Accordingly, a technique by which to load a metallic foil substrate into the quartz tube reactor chamber, such that the width of the substrate, and therefore the width of the thin film subsequently produced, can be increased dramatically despite the limits imposed by the diameters of presently-existing reactor chambers for CVD furnaces, would be a useful addition to the technology by which such films are manufactured using CVD or similar processes. Yet, despite the existence and availability of CVD processes for many years, such a technique has eluded researchers.

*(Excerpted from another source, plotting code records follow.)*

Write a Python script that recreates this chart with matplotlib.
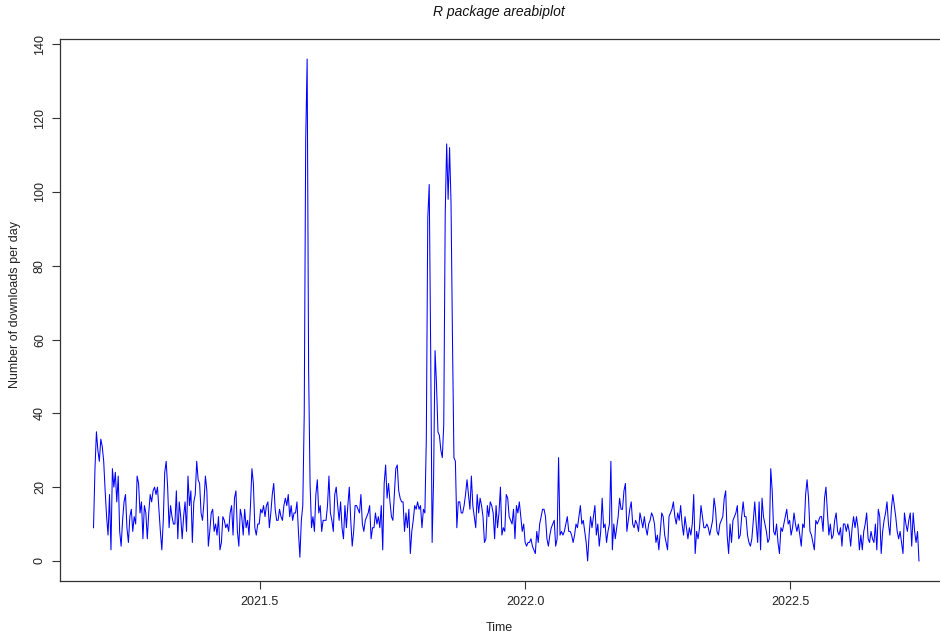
import numpy as np
import matplotlib
matplotlib.use("Agg")
import matplotlib.pyplot as plt

# daily downloads of the R package areabiplot
start_year = 2021
start_day = 69          # day of year of the first observation
freq = 365

downloads_2021 = [
    9, 25, 35, 30, 27, 33, 31, 27, 19, 12, 7, 18, 3, 25, 20, 24, 16, 23, 8, 4,
    11, 16, 18, 9, 5, 12, 14, 8, 12, 10, 23, 21, 13, 16, 6, 15, 13, 6, 13, 18,
    16, 19, 20, 18, 20, 14, 8, 3, 11, 24, 27, 20, 9, 15, 12, 10,
    10, 19, 6, 16, 12, 6, 12, 16, 8, 23, 15, 19, 5, 16, 18, 27, 22, 21, 13, 11,
    16, 23, 19, 4, 8, 13, 14, 8, 10, 7, 12, 3, 5, 12, 11, 9, 10, 8, 13, 15,
    7, 17, 19, 8, 4, 14, 12, 7, 14, 9, 11, 7, 15, 25, 21, 9, 7, 10, 10,
    14, 13, 15, 12, 15, 16, 9, 13, 18, 21, 14, 11, 11, 14, 12, 11, 15, 17, 15, 18,
    12, 15, 11, 13, 13, 16, 8, 1, 11, 15, 40, 114, 136, 52, 21, 9, 12, 8, 18, 22,
    13, 15, 8, 11, 11, 11, 15, 23, 13, 11, 8, 18, 20, 15, 11, 16, 9, 6, 15,
    9, 15, 20, 11, 4, 8, 15, 15, 14, 13, 18, 10, 8, 11, 12, 13, 15, 6, 9, 9,
    13, 10, 12, 9, 15, 3, 21, 26, 17, 21, 16, 12, 11, 18, 25, 26, 19, 17, 16, 16,
    8, 13, 9, 14, 2, 8, 11, 15, 14, 16, 14, 15, 9, 14, 13, 33, 93, 102, 57,
    5, 22, 57, 48, 35, 34, 30, 28, 37, 94, 113, 98, 112, 97, 60, 28, 27, 9,
    16, 16, 13, 13, 15, 18, 22, 18, 14, 23, 15, 12, 9, 18, 13, 17, 15, 12, 5, 6,
    15, 12, 16, 15, 13, 6, 15, 9, 13, 20, 7, 9, 8, 18, 17, 12, 11, 10, 14, 6,
    15, 13, 16, 12, 8, 10,
]

downloads_2022 = [
    5, 4, 5, 5, 6, 4, 3, 2, 8, 5, 10, 12, 14, 14, 12, 6, 4, 7, 9, 10,
    11, 4, 6, 28, 7, 8, 7, 8, 10, 12, 8, 8, 7, 5, 7, 10, 9, 12, 15, 10,
    11, 8, 5, 0, 7, 12, 9, 12, 15, 7, 10, 4, 8, 17, 9, 10,
    5, 8, 10, 27, 3, 10, 6, 9, 12, 17, 14, 14, 19, 21, 8, 11, 14, 16, 10, 9,
    11, 10, 8, 13, 11, 9, 12, 9, 7, 10, 11, 13, 12, 10, 5, 7, 3, 8, 13, 12,
    7, 5, 3, 12, 13, 14, 16, 12, 10, 13, 11, 15, 10, 7, 12, 9, 6, 9, 7,
    10, 18, 2, 8, 6, 9, 15, 12, 9, 9, 10, 9, 7, 9, 11, 17, 14, 8, 7, 10,
    11, 12, 17, 19, 7, 2, 10, 5, 11, 12, 13, 15, 6, 7, 12, 16, 12, 12, 7, 5,
    4, 6, 11, 16, 10, 5, 16, 3, 17, 12, 10, 8, 5, 6, 25, 19, 8, 7, 10,
    5, 2, 9, 8, 10, 12, 14, 10, 11, 7, 9, 13, 10, 8, 10, 7, 4, 10, 9, 18,
    22, 17, 8, 7, 5, 3, 11, 10, 11, 12, 12, 8, 17, 20, 13, 7, 10, 6, 7, 11,
    13, 8, 7, 9, 4, 10, 10, 8, 10, 8, 4, 9, 12, 9, 12, 9, 3, 7,
    3, 8, 10, 13, 6, 5, 8, 6, 5, 10, 3, 14, 12, 2, 8, 11, 13, 16, 10, 7,
    14, 18, 15, 12, 8, 6, 8, 5, 2, 13, 10, 8, 11, 13, 4, 13, 8, 5, 8, 0,
]

x_ticks = [2021.5, 2022.0, 2022.5]
y_ticks = [0, 20, 40, 60, 80, 100, 120, 140]

counts = np.array(downloads_2021 + downloads_2022, dtype=float)
t = start_year + (start_day - 1 + np.arange(len(counts))) / freq

plt.rcParams['font.family'] = ['Liberation Sans', 'DejaVu Sans']

fig = plt.figure(figsize=(9.4, 6.39), dpi=100)
# the plot box runs past the right edge of the picture, like the cropped original
ax = fig.add_axes([60.5 / 940, 58 / 639, (952 - 60.5) / 940, 542 / 639])

ax.plot(t, counts, color='#0000ff', linewidth=0.75)

# R style 4% padding on both axes
xspan = t[-1] - t[0]
ax.set_xlim(t[0] - 0.04 * xspan, t[-1] + 0.04 * xspan)
ymax = counts.max()
ax.set_ylim(-0.04 * ymax, ymax * 1.04)

ax.set_xticks(x_ticks)
ax.set_xticklabels([f"{v:.1f}" for v in x_ticks])
ax.set_yticks(y_ticks)
ax.set_yticklabels([str(v) for v in y_ticks], rotation=90, va='center')

for side in ['left', 'bottom', 'top', 'right']:
    ax.spines[side].set_color('#333333')
    ax.spines[side].set_linewidth(0.9)
ax.tick_params(axis='both', direction='out', length=5.5, width=0.8,
               color='#333333', labelsize=9, labelcolor='#222222', pad=5)

fig.text(499 / 940, 1 - 12 / 639, 'R package areabiplot', ha='center', va='center',
         fontsize=10, style='italic', color='#111111')
fig.text(499 / 940, 1 - 628 / 639, 'Time', ha='center', va='center',
         fontsize=9, color='#222222')
fig.text(15 / 940, 1 - 305 / 639, 'Number of downloads per day', ha='center',
         va='center', rotation=90, fontsize=9, color='#222222')

fig.savefig('out.png', dpi=100)
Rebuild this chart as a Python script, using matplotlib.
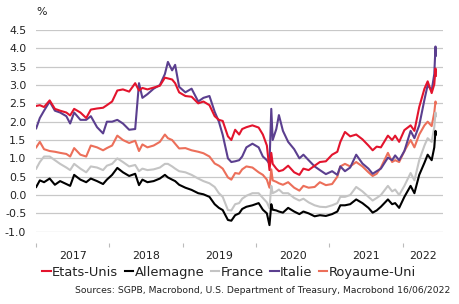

Although efforts have been made in the prior art to provide such techniques, those efforts are not completely satisfactory. For example, the prior art includes a technique by which the substrate can be wrapped around a cylindrical holder, but this provides an increase in substrate width of only about three times that of the chamber diameter itself. Moreover, although the aforementioned U.S. Patent Application Publication No. 2011/0091647 appears to disclose that a copper foil substrate about 2 meters in width may be utilized in the production of graphene, thus implying that the graphene film produced could have a comparable width, it has been determined that a flat substrate of such a width dimension would not be workable as a practical matter, due to the manufacturing and other difficulties mentioned above that are associated with producing quartz tube reaction chambers of increased diameter.
It is therefore the principal object of the present invention to provide improved methods and apparatus for synthesizing large area thin films using a CVD or CVD-type furnace, in which the width dimension of the thin film produced may be greatly increased.
It is another object of the present invention to provide improved methods of supporting a substrate, and an improved substrate support apparatus for heating a substrate, in the reactor chamber of a CVD or CVD-type furnace.